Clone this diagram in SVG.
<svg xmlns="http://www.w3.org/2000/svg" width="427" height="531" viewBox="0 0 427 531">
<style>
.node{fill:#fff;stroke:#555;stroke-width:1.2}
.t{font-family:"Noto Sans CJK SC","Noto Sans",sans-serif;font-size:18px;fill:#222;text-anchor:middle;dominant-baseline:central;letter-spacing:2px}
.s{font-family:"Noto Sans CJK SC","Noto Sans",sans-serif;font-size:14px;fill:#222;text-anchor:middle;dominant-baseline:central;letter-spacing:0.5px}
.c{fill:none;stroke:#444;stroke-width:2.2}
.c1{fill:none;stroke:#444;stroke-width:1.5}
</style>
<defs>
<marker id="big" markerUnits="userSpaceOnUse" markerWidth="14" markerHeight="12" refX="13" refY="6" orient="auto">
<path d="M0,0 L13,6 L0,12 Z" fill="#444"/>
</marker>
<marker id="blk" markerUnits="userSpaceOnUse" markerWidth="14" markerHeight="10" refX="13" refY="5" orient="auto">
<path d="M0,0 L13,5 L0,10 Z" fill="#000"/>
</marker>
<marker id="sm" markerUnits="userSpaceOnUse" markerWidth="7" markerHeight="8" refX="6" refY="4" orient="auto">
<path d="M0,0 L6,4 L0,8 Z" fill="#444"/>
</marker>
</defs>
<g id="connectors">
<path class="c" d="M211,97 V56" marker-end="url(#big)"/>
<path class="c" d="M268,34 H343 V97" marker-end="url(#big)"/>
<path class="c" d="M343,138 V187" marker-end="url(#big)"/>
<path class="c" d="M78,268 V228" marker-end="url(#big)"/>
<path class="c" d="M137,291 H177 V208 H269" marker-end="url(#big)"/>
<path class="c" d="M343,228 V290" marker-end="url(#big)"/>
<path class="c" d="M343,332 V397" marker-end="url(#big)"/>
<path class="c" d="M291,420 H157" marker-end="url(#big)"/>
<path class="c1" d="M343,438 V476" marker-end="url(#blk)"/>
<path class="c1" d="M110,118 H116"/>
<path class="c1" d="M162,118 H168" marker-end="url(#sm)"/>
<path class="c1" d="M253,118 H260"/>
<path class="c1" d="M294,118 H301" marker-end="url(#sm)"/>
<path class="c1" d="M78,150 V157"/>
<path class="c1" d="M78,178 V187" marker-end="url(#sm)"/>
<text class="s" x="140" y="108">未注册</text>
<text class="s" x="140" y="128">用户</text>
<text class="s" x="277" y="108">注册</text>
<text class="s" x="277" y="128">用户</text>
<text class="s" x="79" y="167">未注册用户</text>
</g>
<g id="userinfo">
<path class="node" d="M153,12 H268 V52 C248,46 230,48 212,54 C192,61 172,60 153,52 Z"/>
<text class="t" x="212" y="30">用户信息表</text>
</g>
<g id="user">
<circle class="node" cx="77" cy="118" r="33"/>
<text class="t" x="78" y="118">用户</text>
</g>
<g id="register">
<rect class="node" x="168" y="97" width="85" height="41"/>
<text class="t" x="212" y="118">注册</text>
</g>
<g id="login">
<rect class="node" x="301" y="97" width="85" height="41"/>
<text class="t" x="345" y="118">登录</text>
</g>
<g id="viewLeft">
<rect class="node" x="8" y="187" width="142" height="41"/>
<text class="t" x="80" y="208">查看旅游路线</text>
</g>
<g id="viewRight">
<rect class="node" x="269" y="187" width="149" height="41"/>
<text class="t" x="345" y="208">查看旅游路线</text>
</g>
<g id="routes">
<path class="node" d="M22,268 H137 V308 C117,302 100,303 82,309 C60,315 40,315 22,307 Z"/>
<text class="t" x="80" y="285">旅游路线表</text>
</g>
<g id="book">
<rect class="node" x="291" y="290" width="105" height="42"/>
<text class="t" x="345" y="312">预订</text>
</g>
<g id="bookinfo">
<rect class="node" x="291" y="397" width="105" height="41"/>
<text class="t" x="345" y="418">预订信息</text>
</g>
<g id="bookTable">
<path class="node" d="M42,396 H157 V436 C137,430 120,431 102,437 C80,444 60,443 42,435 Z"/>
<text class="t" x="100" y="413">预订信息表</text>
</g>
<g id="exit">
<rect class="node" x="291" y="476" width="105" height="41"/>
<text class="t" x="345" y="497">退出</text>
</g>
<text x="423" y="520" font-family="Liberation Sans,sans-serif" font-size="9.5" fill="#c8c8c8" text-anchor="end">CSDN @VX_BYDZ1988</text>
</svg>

**WHAT THE TASK REQUIRES**
Restate the whole listing exactly, leaving out nothing.

**ANSWER IN FULL**
Clone this diagram in SVG.
<svg xmlns="http://www.w3.org/2000/svg" width="427" height="531" viewBox="0 0 427 531">
<style>
.node{fill:#fff;stroke:#555;stroke-width:1.2}
.t{font-family:"Noto Sans CJK SC","Noto Sans",sans-serif;font-size:18px;fill:#222;text-anchor:middle;dominant-baseline:central;letter-spacing:2px}
.s{font-family:"Noto Sans CJK SC","Noto Sans",sans-serif;font-size:14px;fill:#222;text-anchor:middle;dominant-baseline:central;letter-spacing:0.5px}
.c{fill:none;stroke:#444;stroke-width:2.2}
.c1{fill:none;stroke:#444;stroke-width:1.5}
</style>
<defs>
<marker id="big" markerUnits="userSpaceOnUse" markerWidth="14" markerHeight="12" refX="13" refY="6" orient="auto">
<path d="M0,0 L13,6 L0,12 Z" fill="#444"/>
</marker>
<marker id="blk" markerUnits="userSpaceOnUse" markerWidth="14" markerHeight="10" refX="13" refY="5" orient="auto">
<path d="M0,0 L13,5 L0,10 Z" fill="#000"/>
</marker>
<marker id="sm" markerUnits="userSpaceOnUse" markerWidth="7" markerHeight="8" refX="6" refY="4" orient="auto">
<path d="M0,0 L6,4 L0,8 Z" fill="#444"/>
</marker>
</defs>
<g id="connectors">
<path class="c" d="M211,97 V56" marker-end="url(#big)"/>
<path class="c" d="M268,34 H343 V97" marker-end="url(#big)"/>
<path class="c" d="M343,138 V187" marker-end="url(#big)"/>
<path class="c" d="M78,268 V228" marker-end="url(#big)"/>
<path class="c" d="M137,291 H177 V208 H269" marker-end="url(#big)"/>
<path class="c" d="M343,228 V290" marker-end="url(#big)"/>
<path class="c" d="M343,332 V397" marker-end="url(#big)"/>
<path class="c" d="M291,420 H157" marker-end="url(#big)"/>
<path class="c1" d="M343,438 V476" marker-end="url(#blk)"/>
<path class="c1" d="M110,118 H116"/>
<path class="c1" d="M162,118 H168" marker-end="url(#sm)"/>
<path class="c1" d="M253,118 H260"/>
<path class="c1" d="M294,118 H301" marker-end="url(#sm)"/>
<path class="c1" d="M78,150 V157"/>
<path class="c1" d="M78,178 V187" marker-end="url(#sm)"/>
<text class="s" x="140" y="108">未注册</text>
<text class="s" x="140" y="128">用户</text>
<text class="s" x="277" y="108">注册</text>
<text class="s" x="277" y="128">用户</text>
<text class="s" x="79" y="167">未注册用户</text>
</g>
<g id="userinfo">
<path class="node" d="M153,12 H268 V52 C248,46 230,48 212,54 C192,61 172,60 153,52 Z"/>
<text class="t" x="212" y="30">用户信息表</text>
</g>
<g id="user">
<circle class="node" cx="77" cy="118" r="33"/>
<text class="t" x="78" y="118">用户</text>
</g>
<g id="register">
<rect class="node" x="168" y="97" width="85" height="41"/>
<text class="t" x="212" y="118">注册</text>
</g>
<g id="login">
<rect class="node" x="301" y="97" width="85" height="41"/>
<text class="t" x="345" y="118">登录</text>
</g>
<g id="viewLeft">
<rect class="node" x="8" y="187" width="142" height="41"/>
<text class="t" x="80" y="208">查看旅游路线</text>
</g>
<g id="viewRight">
<rect class="node" x="269" y="187" width="149" height="41"/>
<text class="t" x="345" y="208">查看旅游路线</text>
</g>
<g id="routes">
<path class="node" d="M22,268 H137 V308 C117,302 100,303 82,309 C60,315 40,315 22,307 Z"/>
<text class="t" x="80" y="285">旅游路线表</text>
</g>
<g id="book">
<rect class="node" x="291" y="290" width="105" height="42"/>
<text class="t" x="345" y="312">预订</text>
</g>
<g id="bookinfo">
<rect class="node" x="291" y="397" width="105" height="41"/>
<text class="t" x="345" y="418">预订信息</text>
</g>
<g id="bookTable">
<path class="node" d="M42,396 H157 V436 C137,430 120,431 102,437 C80,444 60,443 42,435 Z"/>
<text class="t" x="100" y="413">预订信息表</text>
</g>
<g id="exit">
<rect class="node" x="291" y="476" width="105" height="41"/>
<text class="t" x="345" y="497">退出</text>
</g>
<text x="423" y="520" font-family="Liberation Sans,sans-serif" font-size="9.5" fill="#c8c8c8" text-anchor="end">CSDN @VX_BYDZ1988</text>
</svg>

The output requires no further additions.